Take someone like Funimation, Sentai, Madman, ADV for example, basically anyone that has been releasing anime to a general audience and been authoring their own discs. They will translate all the dialogue, put it in different colour fonts if need be to avoid confusion when more than one person is speaking. Signs will be translated as well, and that text will be placed over or close to the sign it is translating, all of this happens simultanously. Remember Excel Saga with its subtitle trivia track, that even added an extra layer of subtitling to the workflow and wasn't affected technically. It's impossible to read it all if you're watching Japanese with subs/signs and trivia, but it can and has been done. Get up to the quality of the other publishers and distributors and you can knock out one of the legs of the anti-disc locking argument.

I'm still incredulous about the blanket disc-locking contracts that you say Kaze have, when they are in Region B, not Region A, making reverse-importing less of an issue, and where many of their discs' US and AU equivalents do not require locking. I'd find it easier to believe that their disc authoring workflow is just standardised for each release and they are unwilling to change. If they can get the subtitling right though, there would be fewer complaints. I've never felt the need to complain about FMA Brotherhood, Oblivion Island or Blood-C, both of which were released in the UK by Manga with their Blu-rays, and in two cased DVDs locked, because they got the subtitling right. The lack of control becomes an annoyance, not a crippling design flaw.

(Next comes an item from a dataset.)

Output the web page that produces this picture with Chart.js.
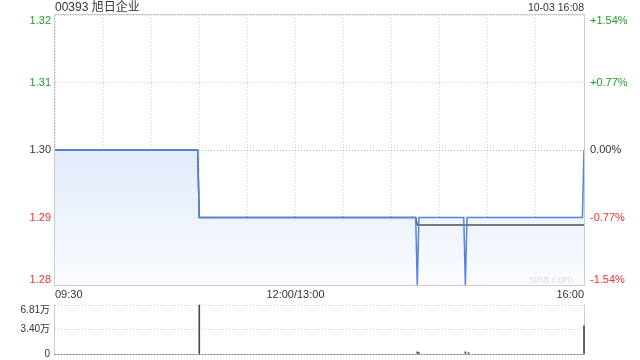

Anyway, this is the least that Kaze need to do, to resolve their issues.



Frankly I feel that their product needs to be on a par techically with AU and US releases, similar quality audio and video, same level of extras... The Tiger & Bunny Blu-ray should be a Blu-ray. I shouldn't have to stick a DVD in to watch extra features, just so that a penny pincher can save some money and squeeze the episodes onto a BD 25. It shouldn't be cheaper for me to import the Blu-rays with better quality AV from Australia than to buy the UK release. Un-Go shouldn't have 11 episodes plus its OVA crammed onto one Blu-ray, and have the rest of the extras stripped, (A Blu-ray which I can't play because it's incompatible with my player, and with no fix intended). Code Geass S1 getting many of the extras but then S2 being barebones is just... :evil:

But 18 months into the Kaze UK experiment, with no feedback apparently being heeded from any quarter, I have little faith that they will change now. Best news this weekend was Madman Entertainment announcing that they had Bakuman, as it might get fixed subs from them. Also was thrilled when Anime Limited picked up the first Tiger & Bunny movie. It's sad, and it's probably snarky of me, but I'm actually heartened that at this time the only new title to look forward to from Kaze is K. I'm tired of looking at their releases and wondering what I will have to import next.

I am far, far more thrilled, intrigued, interested and anticipating with salivatory eagerness what Anime Limited has lined up for us, and your announcement on Facebook today of more licenses only sweetens that anticipation. You haven't even had your first physical home media release, and already you own the social media stratosphere, approaching 2000 Facebook likes. That's amazing marketing, and given that you have your finger on the pulse of UK fandom, and so well tied in, I have every faith that Anime Limited will be a soaring success.

Noted that you just hit 2000 likes, hinted at the new licence, I figured out the hint, and got a headrush at just what it will most likely be. And it's a show that I do not even like! Tell me you don't know how to market! :mrgreen:

Compare that Kaze's social media presence, last Tweet, Jan 4th, last Facebook post, Mar 13th (last Facebook post about anime 23rd Nov 2012), Anime on Demand last Tweet Jan 4th, last Facebook Post, Apr 15th.

As you probably know, I've been reviewing most of Kaze's output. I've tried to be impartial and rational, although it's been getting progressively harder to do. Outside of the disc-locking consistency that winds me up, there have been only two titles which I haven't found fault with, Roujin Z and Mardock Scramble: The Second Combustion. That's not a rousing success story.

Anyway, all POWAH! to Anime Limited.